The music favors bright major keys with occasional Lydian inflections (raised 4th scale degree) found in Polish folk melodies. Accompaniments stress the up-beat, giving the dance its propulsive, strutting character.
In the 19th century it became a popular ballroom dance across Europe and a stylized “national” dance in Polish stage works and concert music.
The krakowiak grew out of village and small-town traditions around Kraków in southern Poland. By the late 18th century it had a recognizable musical-dance profile: duple meter, syncopated accompaniment with accents on weak beats, and brisk, processional movement. Its earliest urban codifications coincided with Poland’s partitions, when local dances became emblems of identity.
In 1794, the wildly popular Warsaw stage work “Cud mniemany, czyli Krakowiacy i Górale” (The Supposed Miracle, or The Cracovians and the Highlanders; music by Jan Stefani, libretto by Wojciech Bogusławski) showcased krakowiak rhythms and dance steps, accelerating the genre’s spread beyond its regional roots. Soon it entered salons and ballrooms, often under the French name “Cracovienne.”
Composers began to stylize the krakowiak for piano and orchestra. Fryderyk Chopin’s Rondo à la krakowiak in F major, Op. 14 (1828) is a landmark, translating folk syncopations into virtuosic concert idioms. Throughout the century, Polish stage composers (e.g., Kurpiński, Moniuszko) and foreign composers writing “national color” numbers incorporated krakowiak episodes into operas, ballets, and character pieces, cementing a recognizable rhythmic fingerprint.

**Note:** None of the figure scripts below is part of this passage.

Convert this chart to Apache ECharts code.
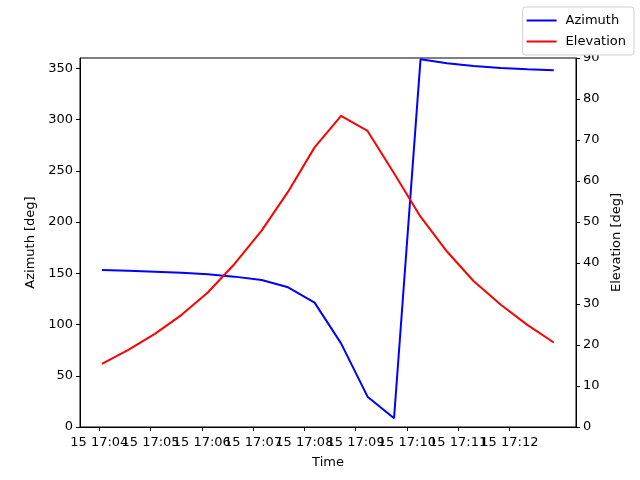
<!DOCTYPE html>
<html>
<head>
<meta charset="utf-8">
<script src="https://cdn.jsdelivr.net/npm/echarts@6/dist/echarts.min.js"></script>
<style>
html, body { margin: 0; padding: 0; background: #fff; }
#main { width: 640px; height: 480px; }
</style>
</head>
<body>
<div id="main"></div>
<script>
// Pass times (day 15)
var times = ['17:04:03', '17:04:34', '17:05:05', '17:05:36', '17:06:07', '17:06:38',
	'17:07:10', '17:07:41', '17:08:12', '17:08:43', '17:09:14', '17:09:45',
	'17:10:16', '17:10:47', '17:11:18', '17:11:50', '17:12:21', '17:12:52'];
var azimuth = [153.2, 152.5, 151.5, 150.5, 149.0, 146.7, 143.4, 136.3, 121.3,
	81.6, 29.6, 8.5, 358.7, 354.8, 352.2, 350.2, 349.0, 348.0];
var elevation = [15.4, 18.8, 22.7, 27.3, 32.8, 39.7, 47.9, 57.4, 68.2,
	75.9, 72.2, 61.9, 51.3, 42.8, 35.6, 29.8, 24.9, 20.6];
// x tick labels
var tickTimes = ['17:04', '17:05', '17:06', '17:07', '17:08', '17:09', '17:10', '17:11', '17:12'];
var dayOfMonth = 15;

// time string -> seconds of the day
function toSec(t) {
	var p = t.split(':');
	return (+p[0]) * 3600 + (+p[1]) * 60 + (p.length > 2 ? +p[2] : 0);
}
function secLabel(v) {
	var h = Math.floor(v / 3600);
	var m = Math.round((v - h * 3600) / 60);
	return dayOfMonth + ' ' + ('0' + h).slice(-2) + ':' + ('0' + m).slice(-2);
}

var azData = [];
var elData = [];
for (var i = 0; i < times.length; i++) {
	azData.push([toSec(times[i]), azimuth[i]]);
	elData.push([toSec(times[i]), elevation[i]]);
}
var tickVals = tickTimes.map(toSec);
// labels overlap like in the original, so split them over two stacked axes
var evenTicks = tickVals.filter(function(v, i) { return i % 2 == 0; });
var oddTicks = tickVals.filter(function(v, i) { return i % 2 == 1; });

var fontFam = 'DejaVu Sans';
var axisText = {
	color : '#000',
	fontFamily : fontFam,
	fontSize : 13
};
var xMin = toSec('17:03:37') + 0.4;
var xMax = toSec('17:13:18');

function timeAxis(ticks, main) {
	return {
		type : 'value',
		position : 'bottom',
		offset : 0,
		min : xMin,
		max : xMax,
		name : main ? 'Time' : '',
		nameLocation : 'middle',
		nameGap : 29,
		nameTextStyle : axisText,
		splitLine : {
			show : false
		},
		axisLine : {
			show : main,
			onZero : false,
			lineStyle : {
				color : '#000'
			}
		},
		axisTick : {
			show : true,
			length : 4,
			customValues : ticks,
			lineStyle : {
				color : '#000'
			}
		},
		axisLabel : {
			color : '#000',
			fontFamily : fontFam,
			fontSize : 13,
			margin : 9,
			interval : 0,
			hideOverlap : false,
			showMinLabel : true,
			showMaxLabel : true,
			customValues : ticks,
			formatter : secLabel
		}
	};
}

var chart = echarts.init(document.getElementById('main'));
chart.setOption({
	animation : false,
	textStyle : {
		fontFamily : fontFam
	},
	grid : {
		left : 80,
		right : 64,
		top : 58,
		bottom : 53,
		show : true,
		borderColor : '#000',
		borderWidth : 1,
		containLabel : false
	},
	legend : {
		orient : 'vertical',
		right : 6,
		top : 7,
		padding : [ 7, 8, 7, 4 ],
		itemGap : 8,
		backgroundColor : '#fff',
		borderColor : '#d0d0d0',
		borderWidth : 1,
		borderRadius : 3,
		icon : 'rect',
		itemWidth : 30,
		itemHeight : 2,
		textStyle : {
			color : '#000',
			fontFamily : fontFam,
			fontSize : 13,
			padding : [ 0, 0, 0, 4 ]
		},
		data : [ 'Azimuth', 'Elevation' ]
	},
	xAxis : [ timeAxis(evenTicks, true), timeAxis(oddTicks, false) ],
	yAxis : [ {
		type : 'value',
		position : 'left',
		min : 0,
		max : 360,
		interval : 50,
		name : 'Azimuth [deg]',
		nameLocation : 'middle',
		nameGap : 42,
		nameRotate : 90,
		nameTextStyle : axisText,
		splitLine : {
			show : false
		},
		axisLine : {
			show : true,
			lineStyle : {
				color : '#000'
			}
		},
		axisTick : {
			show : true,
			length : 4,
			lineStyle : {
				color : '#000'
			}
		},
		axisLabel : {
			color : '#000',
			fontFamily : fontFam,
			fontSize : 13,
			margin : 7,
			showMaxLabel : false
		}
	}, {
		type : 'value',
		position : 'right',
		min : 0,
		max : 90,
		interval : 10,
		name : 'Elevation [deg]',
		nameLocation : 'middle',
		nameGap : 33,
		nameRotate : 90,
		nameTextStyle : axisText,
		splitLine : {
			show : false
		},
		axisLine : {
			show : true,
			lineStyle : {
				color : '#000'
			}
		},
		axisTick : {
			show : true,
			length : 4,
			lineStyle : {
				color : '#000'
			}
		},
		axisLabel : {
			color : '#000',
			fontFamily : fontFam,
			fontSize : 13,
			margin : 7
		}
	} ],
	series : [ {
		name : 'Azimuth',
		type : 'line',
		xAxisIndex : 0,
		yAxisIndex : 0,
		showSymbol : false,
		symbol : 'none',
		lineStyle : {
			color : '#0000ff',
			width : 2
		},
		itemStyle : {
			color : '#0000ff'
		},
		data : azData
	}, {
		name : 'Elevation',
		type : 'line',
		xAxisIndex : 0,
		yAxisIndex : 1,
		showSymbol : false,
		symbol : 'none',
		lineStyle : {
			color : '#ff0000',
			width : 2
		},
		itemStyle : {
			color : '#ff0000'
		},
		data : elData
	} ]
});
</script>
</body>
</html>
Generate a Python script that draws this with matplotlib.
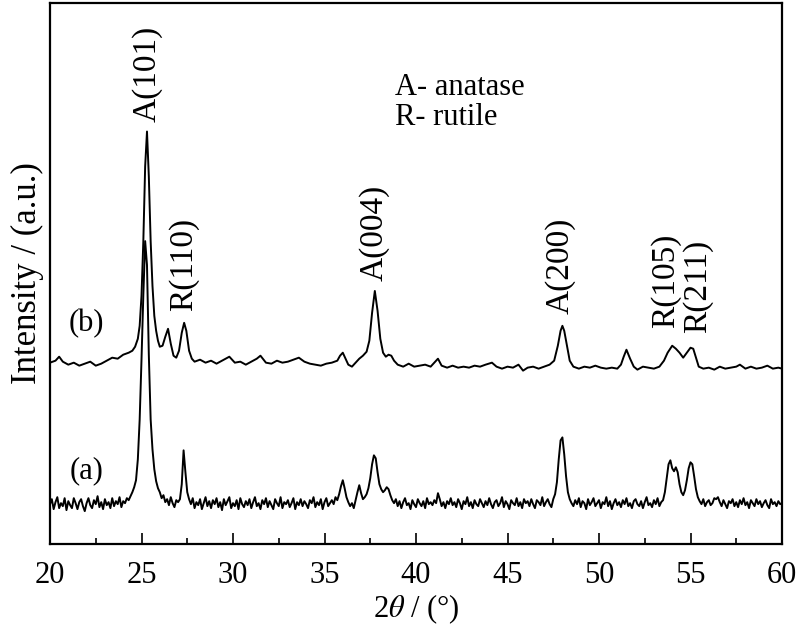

Professional folk ensembles (e.g., Mazowsze, Śląsk) standardized choreographies and costuming, preserving regional variants while adapting them for concert stages and international tours. Today, the krakowiak remains a staple of Polish folk performance, community celebrations, and educational repertoire, and it survives in the classical canon via stylized piano works, orchestral dances, and operatic numbers.